> **Written instruction**: Among the entries below, copy only the span from the line containing "Output the web" through the line containing "const binHalfWidth = 0.005;". Do so exactly, and skip the pictures.

> **Listed entries**:

--------------------

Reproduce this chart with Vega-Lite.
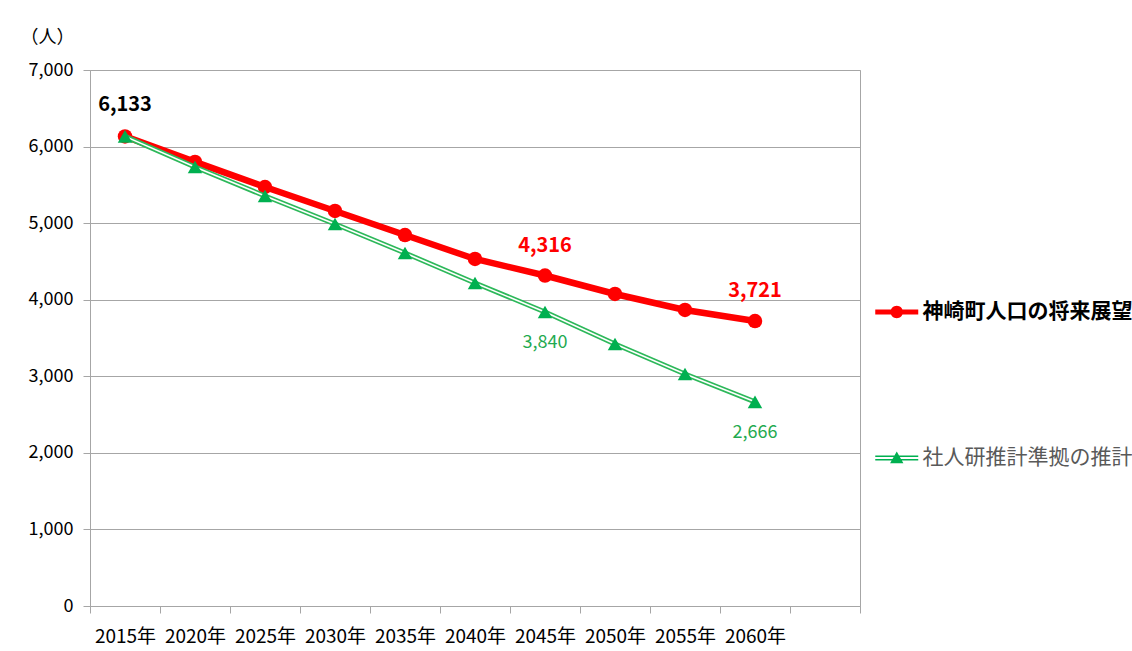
{
  "$schema": "https://vega.github.io/schema/vega-lite/v6.json",
  "width": 770,
  "height": 536,
  "autosize": {"type": "none"},
  "padding": {"left": 90, "top": 70, "right": 272, "bottom": 45},
  "background": "white",
  "config": {
    "font": "Noto Sans CJK JP",
    "view": {"stroke": "#A6A6A6", "strokeWidth": 1}
  },
  "data": {
    "values": [
      {"year": 2015, "series": "神崎町人口の将来展望", "value": 6133},
      {"year": 2020, "series": "神崎町人口の将来展望", "value": 5800},
      {"year": 2025, "series": "神崎町人口の将来展望", "value": 5472},
      {"year": 2030, "series": "神崎町人口の将来展望", "value": 5159},
      {"year": 2035, "series": "神崎町人口の将来展望", "value": 4845},
      {"year": 2040, "series": "神崎町人口の将来展望", "value": 4532},
      {"year": 2045, "series": "神崎町人口の将来展望", "value": 4316},
      {"year": 2050, "series": "神崎町人口の将来展望", "value": 4075},
      {"year": 2055, "series": "神崎町人口の将来展望", "value": 3866},
      {"year": 2060, "series": "神崎町人口の将来展望", "value": 3721},
      {"year": 2015, "series": "社人研推計準拠の推計", "value": 6133},
      {"year": 2020, "series": "社人研推計準拠の推計", "value": 5733},
      {"year": 2025, "series": "社人研推計準拠の推計", "value": 5355},
      {"year": 2030, "series": "社人研推計準拠の推計", "value": 4989},
      {"year": 2035, "series": "社人研推計準拠の推計", "value": 4610},
      {"year": 2040, "series": "社人研推計準拠の推計", "value": 4218},
      {"year": 2045, "series": "社人研推計準拠の推計", "value": 3840},
      {"year": 2050, "series": "社人研推計準拠の推計", "value": 3422},
      {"year": 2055, "series": "社人研推計準拠の推計", "value": 3030},
      {"year": 2060, "series": "社人研推計準拠の推計", "value": 2666}
    ]
  },
  "encoding": {
    "x": {
      "field": "year",
      "type": "quantitative",
      "scale": {"domain": [2012.5, 2067.5], "nice": false, "zero": false},
      "axis": {
        "title": null,
        "values": [2012.5, 2017.5, 2022.5, 2027.5, 2032.5, 2037.5, 2042.5, 2047.5, 2052.5, 2057.5, 2062.5, 2067.5],
        "labelExpr": "datum.value < 2015 || datum.value > 2065 ? '' : (datum.value - 2.5) + '年'",
        "labelOffset": -35,
        "labelOverlap": false,
        "labelBound": false,
        "labelFlush": false,
        "labelFontSize": 19,
        "labelColor": "#000000",
        "labelPadding": 14,
        "tickSize": 7,
        "tickColor": "#A6A6A6",
        "domainColor": "#A6A6A6",
        "grid": false
      }
    },
    "y": {
      "field": "value",
      "type": "quantitative",
      "scale": {"domain": [0, 7000], "nice": false},
      "axis": {
        "title": "（人）",
        "titleAngle": 0,
        "titleX": -43,
        "titleY": -33,
        "titleAlign": "center",
        "titleBaseline": "middle",
        "titleFontSize": 18,
        "titleFontWeight": "normal",
        "titleColor": "#000000",
        "values": [0, 1000, 2000, 3000, 4000, 5000, 6000, 7000],
        "format": ",.0f",
        "labelFontSize": 18,
        "labelColor": "#000000",
        "labelPadding": 10,
        "tickSize": 7,
        "tickColor": "#A6A6A6",
        "domainColor": "#A6A6A6",
        "gridColor": "#A6A6A6",
        "gridWidth": 1
      }
    }
  },
  "layer": [
    {
      "transform": [{"filter": "datum.series === '神崎町人口の将来展望'"}],
      "mark": {"type": "line", "strokeWidth": 6.5},
      "encoding": {
        "color": {
          "field": "series",
          "type": "nominal",
          "scale": {"domain": ["神崎町人口の将来展望", "社人研推計準拠の推計"], "range": ["#FF0000", "#2DB85A"]},
          "legend": {
            "title": null,
            "orient": "none",
            "legendX": 795.75,
            "legendY": 231,
            "padding": 0,
            "symbolSize": 462,
            "labelOffset": 14.75,
            "labelFontSize": 21,
            "labelLimit": 400,
            "rowPadding": 125,
            "symbolStrokeWidth": 0,
            "encode": {
              "symbols": {
                "update": {
                  "shape": {"signal": "datum.value === '神崎町人口の将来展望' ? 'M-2,-0.23H2V0.23H-2Z M0.58,0A0.58,0.58 0 1,1 -0.58,0A0.58,0.58 0 1,1 0.58,0Z' : 'M-2,-0.23H2V-0.09H-2Z M-2,0.09H2V0.23H-2Z M0,-0.6L0.62,0.5H-0.62Z'"},
                  "fill": {"signal": "datum.value === '神崎町人口の将来展望' ? '#FF0000' : '#00B050'"},
                  "stroke": {"value": "transparent"},
                  "strokeWidth": {"value": 0}
                }
              },
              "labels": {
                "update": {
                  "fontWeight": {"signal": "datum.value === '神崎町人口の将来展望' ? 'bold' : 'normal'"},
                  "fill": {"signal": "datum.value === '神崎町人口の将来展望' ? '#000000' : '#595959'"}
                }
              }
            }
          }
        }
      }
    },
    {
      "transform": [{"filter": "datum.series === '神崎町人口の将来展望'"}],
      "mark": {"type": "point", "shape": "circle", "filled": true, "fill": "#FF0000", "size": 210, "opacity": 1}
    },
    {
      "transform": [{"filter": "datum.series === '社人研推計準拠の推計'"}],
      "mark": {"type": "line", "strokeWidth": 5},
      "encoding": {"color": {"field": "series", "type": "nominal"}}
    },
    {
      "transform": [{"filter": "datum.series === '社人研推計準拠の推計'"}],
      "mark": {"type": "line", "strokeWidth": 1.6, "color": "#FFFFFF"}
    },
    {
      "transform": [{"filter": "datum.series === '社人研推計準拠の推計'"}],
      "mark": {"type": "point", "shape": "triangle-up", "filled": true, "fill": "#00B050", "size": 210, "opacity": 1}
    },
    {
      "transform": [{"filter": "datum.series === '神崎町人口の将来展望' && datum.year === 2015"}],
      "mark": {"type": "text", "dy": -31, "fontSize": 20, "fontWeight": "bold", "color": "#000000"},
      "encoding": {"text": {"field": "value", "type": "quantitative", "format": ","}}
    },
    {
      "transform": [{"filter": "datum.series === '神崎町人口の将来展望' && (datum.year === 2045 || datum.year === 2060)"}],
      "mark": {"type": "text", "dy": -30, "fontSize": 20, "fontWeight": "bold", "color": "#FF0000"},
      "encoding": {"text": {"field": "value", "type": "quantitative", "format": ","}}
    },
    {
      "transform": [{"filter": "datum.series === '社人研推計準拠の推計' && (datum.year === 2045 || datum.year === 2060)"}],
      "mark": {"type": "text", "dy": 31, "fontSize": 18, "fontWeight": "normal", "color": "#1FAA50"},
      "encoding": {"text": {"field": "value", "type": "quantitative", "format": ","}}
    }
  ]
}
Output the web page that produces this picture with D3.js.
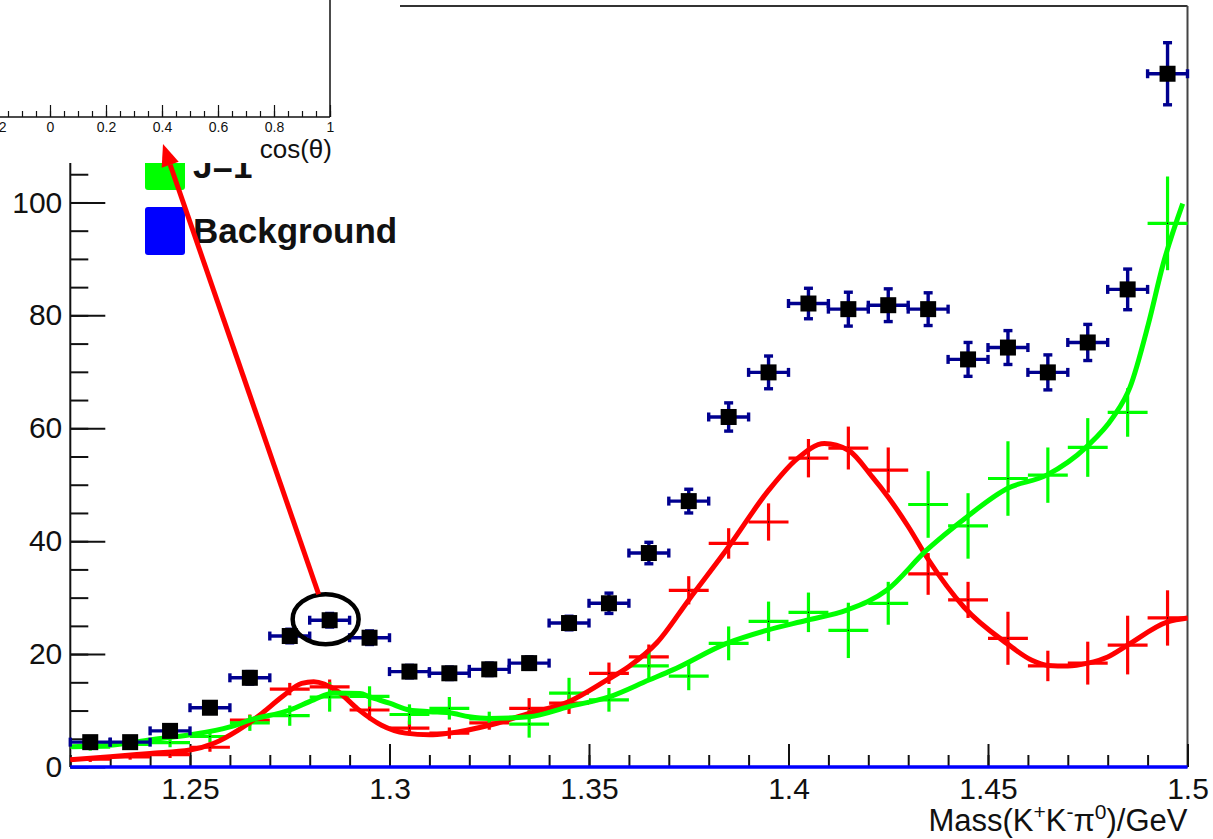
<!DOCTYPE html>
<html><head><meta charset="utf-8">
<script src="https://cdn.jsdelivr.net/npm/d3@7"></script>
<style>
body{margin:0;background:#fff}
svg{display:block}
text{font-family:"Liberation Sans",Arial,Helvetica,sans-serif;fill:#111}
</style>
</head><body>
<svg id="c" width="1213" height="839"></svg>
<script>
// ---------------- data ----------------
const binCenters = [1.225,1.235,1.245,1.255,1.265,1.275,1.285,1.295,1.305,1.315,1.325,1.335,1.345,1.355,
                    1.365,1.375,1.385,1.395,1.405,1.415,1.425,1.435,1.445,1.455,1.465,1.475,1.485,1.495];
const binHalfWidth = 0.005;

const dataValues = [4.4,4.4,6.4,10.5,15.8,23.2,26.0,22.9,16.9,16.6,17.3,18.4,25.5,29.0,
                    37.9,47.1,62.0,69.9,82.1,81.1,81.8,81.1,72.2,74.3,69.9,75.2,84.6,122.8];
const dataErrors = [0.8,0.8,0.9,1.0,1.1,1.2,1.2,1.2,1.1,1.1,1.1,1.1,1.2,1.8,
                    1.9,2.1,2.5,2.9,2.7,3.0,2.9,2.9,3.0,3.0,3.1,3.2,3.6,5.5];

const redValues = [1.4,1.8,2.2,3.5,8.3,13.8,14.2,10.1,6.9,6.0,7.8,10.4,11.3,16.6,
                   19.5,31.3,39.6,43.4,54.7,56.5,52.6,34.2,29.6,22.8,17.9,18.4,21.6,26.4];
const redErrors = [0.5,0.5,0.6,0.8,1.0,1.1,1.3,1.8,1.3,1.0,1.2,1.8,1.9,1.9,
                   2.2,2.5,2.7,3.3,3.4,3.8,4.0,3.7,3.2,4.7,2.7,3.8,5.2,4.9];

const greenValues = [3.5,4.0,4.3,5.4,7.8,9.1,12.4,12.5,9.3,10.4,8.5,7.6,13.1,11.9,
                     17.9,16.1,21.9,25.8,27.4,24.2,29.0,46.5,42.7,51.1,51.7,56.6,62.8,96.3];
const greenErrors = [0.6,0.7,0.8,1.0,1.4,1.8,2.6,1.8,1.8,2.0,1.3,2.4,2.7,2.1,
                     2.5,2.5,3.0,3.5,3.5,4.9,3.8,5.9,5.8,6.6,4.9,5.2,4.3,8.3];

const redCurveX = [1.220,1.230,1.240,1.250,1.256,1.262,1.268,1.273,1.278,1.281,1.287,1.292,1.298,1.304,1.310,1.315,
                   1.325,1.335,1.345,1.354,1.360,1.367,1.375,1.385,1.395,1.402,1.409,1.415,1.421,1.425,1.430,1.435,
                   1.444,1.4547,1.461,1.465,1.470,1.475,1.480,1.485,1.495,1.500];
const redCurveY = [1.3,1.8,2.4,3.0,4.2,6.5,9.5,12.4,14.8,15.1,13.4,10.3,7.4,6.0,5.7,6.0,
                   7.4,9.5,11.6,15.2,17.8,22.0,29.6,39.0,49.0,54.5,57.3,56.1,51.4,47.8,42.6,36.8,
                   28.3,21.9,18.9,18.0,17.9,18.4,19.5,21.6,25.7,26.4];

const greenCurveX = [1.2204,1.2307,1.240,1.250,1.260,1.265,1.275,1.281,1.286,1.2926,1.2951,1.300,1.305,1.310,1.315,
                     1.320,1.325,1.335,1.345,1.355,1.365,1.371,1.3845,1.3945,1.4046,1.4146,1.4246,1.4346,1.4447,
                     1.4547,1.4647,1.4747,1.4814,1.4856,1.4902,1.4939,1.4988];
const greenCurveY = [3.6,3.9,4.8,5.7,7.1,8.3,10.1,11.9,13.1,13.0,12.4,11.3,10.1,9.8,9.6,
                     8.9,8.6,8.9,10.7,12.4,15.4,17.2,21.9,24.2,26.0,27.8,31.3,38.4,44.3,
                     49.3,51.7,56.7,62.0,67.3,78.5,89.1,99.8];

const xTickValues = [1.25,1.3,1.35,1.4,1.45,1.5];
const xTickLabels = ["1.25","1.3","1.35","1.4","1.45","1.5"];
const yTickValues = [0,20,40,60,80,100,120];
const yTickLabels = ["0","20","40","60","80","100","120"];
const insetTickValues = [-0.2,0,0.2,0.4,0.6,0.8,1];
const insetTickLabels = ["-0.2","0","0.2","0.4","0.6","0.8","1"];
const legendLabels = ["J=1","Background"];
const legendColors = ["#00ff00","#0000ff"];
const xTitle = ["Mass(K","+","K","-","π","0",")/GeV"];

// ---------------- drawing ----------------
const svg = d3.select("#c");
const x = d3.scaleLinear().domain([1.22,1.5]).range([70.3,1187.5]);
const y = d3.scaleLinear().domain([0,134.8]).range([767,6]);
const X0 = x.range()[0], X1 = x.range()[1], Y0 = y.range()[0], Y1 = y.range()[1];

// frame
svg.append("line").attr("x1",X0).attr("x2",X1).attr("y1",Y1).attr("y2",Y1)
  .attr("stroke","#333").attr("stroke-width",2.2);
svg.append("line").attr("x1",X1).attr("x2",X1).attr("y1",Y1).attr("y2",Y0)
  .attr("stroke","#444").attr("stroke-width",2);

// x axis
function styleAxis(g){ g.select(".domain").remove(); g.selectAll("line").attr("stroke","#111").attr("stroke-width",2); }
const xMinor = d3.range(1.22,1.5001,0.01);
svg.append("g").attr("transform",`translate(0,${Y0})`)
  .call(d3.axisBottom(x).tickValues(xMinor).tickSize(-12).tickFormat(""))
  .call(styleAxis);
svg.append("g").attr("transform",`translate(0,${Y0})`)
  .call(d3.axisBottom(x).tickValues(xTickValues).tickSize(-23).tickPadding(11)
        .tickFormat((d,i)=>xTickLabels[i]))
  .call(styleAxis)
  .call(g=>g.selectAll("text").attr("font-size",30).attr("fill","#111"));
svg.append("line").attr("x1",X0).attr("x2",X1).attr("y1",Y0).attr("y2",Y0).attr("stroke","#111").attr("stroke-width",2);

// y axis
const yMinor = d3.range(0,134.8,5);
svg.append("g").attr("transform",`translate(${X0},0)`)
  .call(d3.axisLeft(y).tickValues(yMinor).tickSize(-18).tickFormat(""))
  .call(styleAxis);
svg.append("g").attr("transform",`translate(${X0},0)`)
  .call(d3.axisLeft(y).tickValues(yTickValues).tickSize(-35).tickPadding(8)
        .tickFormat((d,i)=>yTickLabels[i]))
  .call(styleAxis)
  .call(g=>g.selectAll("text").attr("font-size",30).attr("fill","#111"));
svg.append("line").attr("x1",X0).attr("x2",X0).attr("y1",Y1).attr("y2",Y0).attr("stroke","#111").attr("stroke-width",2);

// x title
const xt = svg.append("text").attr("x",X1).attr("y",831).attr("text-anchor","end").attr("font-size",31);
xTitle.forEach((s,i)=>{
  const sup = i%2===1;
  xt.append("tspan").text(s).attr("font-size",sup?21:31).attr("dy",sup?-12:(i>0?12:0));
});

// crosses (J components)
function crosses(vals, errs, color){
  const g = svg.append("g").attr("stroke",color).attr("stroke-width",3.2);
  binCenters.forEach((c,i)=>{
    g.append("line").attr("x1",x(c-binHalfWidth)).attr("x2",x(c+binHalfWidth))
      .attr("y1",y(vals[i])).attr("y2",y(vals[i]));
    g.append("line").attr("x1",x(c)).attr("x2",x(c))
      .attr("y1",y(vals[i]-errs[i])).attr("y2",y(vals[i]+errs[i]));
    g.append("rect").attr("x",x(c)-0.6).attr("y",y(vals[i])-0.6).attr("width",1.2).attr("height",1.2)
      .attr("fill","#000").attr("stroke","none");
  });
}
crosses(redValues, redErrors, "#ff0000");
crosses(greenValues, greenErrors, "#00ff00");

// curves
const line = d3.line().x(d=>x(d[0])).y(d=>y(d[1])).curve(d3.curveMonotoneX);
svg.append("path").datum(redCurveX.map((v,i)=>[v,redCurveY[i]]))
  .attr("d",line).attr("fill","none").attr("stroke","#ff0000").attr("stroke-width",5);
svg.append("path").datum(greenCurveX.map((v,i)=>[v,greenCurveY[i]]))
  .attr("d",line).attr("fill","none").attr("stroke","#00ff00").attr("stroke-width",5);

// background line at zero
svg.append("line").attr("x1",X0).attr("x2",X1).attr("y1",y(0)).attr("y2",y(0))
  .attr("stroke","#0000ff").attr("stroke-width",3.5);

// data points
const eg = svg.append("g").attr("stroke","#00008f").attr("stroke-width",3.4);
const cap = 4.5;
binCenters.forEach((c,i)=>{
  const cx = x(c), cy = y(dataValues[i]);
  const xl = x(c-binHalfWidth), xr = x(c+binHalfWidth);
  const yt = y(dataValues[i]+dataErrors[i]), yb = y(dataValues[i]-dataErrors[i]);
  eg.append("line").attr("x1",xl).attr("x2",xr).attr("y1",cy).attr("y2",cy);
  eg.append("line").attr("x1",xl).attr("x2",xl).attr("y1",cy-cap).attr("y2",cy+cap);
  eg.append("line").attr("x1",xr).attr("x2",xr).attr("y1",cy-cap).attr("y2",cy+cap);
  eg.append("line").attr("x1",cx).attr("x2",cx).attr("y1",yt).attr("y2",yb);
  eg.append("line").attr("x1",cx-cap).attr("x2",cx+cap).attr("y1",yt).attr("y2",yt);
  eg.append("line").attr("x1",cx-cap).attr("x2",cx+cap).attr("y1",yb).attr("y2",yb);
});
svg.append("g").selectAll("rect").data(binCenters).join("rect")
  .attr("x",(c)=>x(c)-8).attr("y",(c,i)=>y(dataValues[i])-8)
  .attr("width",16).attr("height",16).attr("fill","#000");

// legend
const lg = svg.append("g");
[142,207].forEach((ty,i)=>{
  lg.append("rect").attr("x",145).attr("y",ty).attr("width",40).attr("height",48)
    .attr("rx",3).attr("fill",legendColors[i]);
  lg.append("text").attr("x",193).attr("y",ty+36).attr("font-size",35).attr("font-weight","bold")
    .attr("fill","#111").text(legendLabels[i]);
});

// inset pad
svg.append("rect").attr("x",0).attr("y",0).attr("width",400).attr("height",163).attr("fill","#fff");
const xi = d3.scaleLinear().domain([0,1]).range([50,330]);
const insetY = 117;
svg.append("line").attr("x1",xi(1)).attr("x2",xi(1)).attr("y1",0).attr("y2",insetY).attr("stroke","#111").attr("stroke-width",1.5);
const insetMinor = d3.range(-0.2,1.0001,0.05);
svg.append("g").attr("transform",`translate(0,${insetY})`)
  .call(d3.axisBottom(xi).tickValues(insetMinor).tickSize(-6).tickFormat(""))
  .call(g=>{g.select(".domain").remove(); g.selectAll("line").attr("stroke","#111").attr("stroke-width",1.2);});
svg.append("g").attr("transform",`translate(0,${insetY})`)
  .call(d3.axisBottom(xi).tickValues(insetTickValues).tickSize(-12).tickPadding(5)
        .tickFormat((d,i)=>insetTickLabels[i]))
  .call(g=>{g.select(".domain").remove(); g.selectAll("line").attr("stroke","#111").attr("stroke-width",1.2);
            g.selectAll("text").attr("font-size",14).attr("fill","#111");});
svg.append("line").attr("x1",0).attr("x2",xi(1)).attr("y1",insetY).attr("y2",insetY).attr("stroke","#111").attr("stroke-width",1.5);
svg.append("text").attr("x",332).attr("y",158).attr("text-anchor","end").attr("font-size",26).text("cos(θ)");

// annotation: ellipse around highlighted point and arrow to the inset
const hi = 6; // highlighted bin index (1.285)
const ex = x(binCenters[hi]) - 4, ey = y(dataValues[hi]) - 1;
svg.append("ellipse").attr("cx",ex).attr("cy",ey).attr("rx",33).attr("ry",25)
  .attr("fill","none").attr("stroke","#000").attr("stroke-width",4.5);
const tail = [ex-7, ey-25], tip = [xi(0.4)+1, 144];
const dx = tip[0]-tail[0], dy = tip[1]-tail[1], L = Math.hypot(dx,dy);
const ux = dx/L, uy = dy/L, hl = 22, hw = 9;
const base = [tip[0]-ux*hl, tip[1]-uy*hl];
svg.append("line").attr("x1",tail[0]).attr("y1",tail[1]).attr("x2",base[0]).attr("y2",base[1])
  .attr("stroke","#ff0000").attr("stroke-width",5);
svg.append("polygon").attr("fill","#ff0000")
  .attr("points",[tip,[base[0]-uy*hw,base[1]+ux*hw],[base[0]+uy*hw,base[1]-ux*hw]].map(p=>p.join(",")).join(" "));
</script>
</body></html>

--------------------

> **Output of the task**:
Output the web page that produces this picture with D3.js.
<!DOCTYPE html>
<html><head><meta charset="utf-8">
<script src="https://cdn.jsdelivr.net/npm/d3@7"></script>
<style>
body{margin:0;background:#fff}
svg{display:block}
text{font-family:"Liberation Sans",Arial,Helvetica,sans-serif;fill:#111}
</style>
</head><body>
<svg id="c" width="1213" height="839"></svg>
<script>
// ---------------- data ----------------
const binCenters = [1.225,1.235,1.245,1.255,1.265,1.275,1.285,1.295,1.305,1.315,1.325,1.335,1.345,1.355,
                    1.365,1.375,1.385,1.395,1.405,1.415,1.425,1.435,1.445,1.455,1.465,1.475,1.485,1.495];
const binHalfWidth = 0.005;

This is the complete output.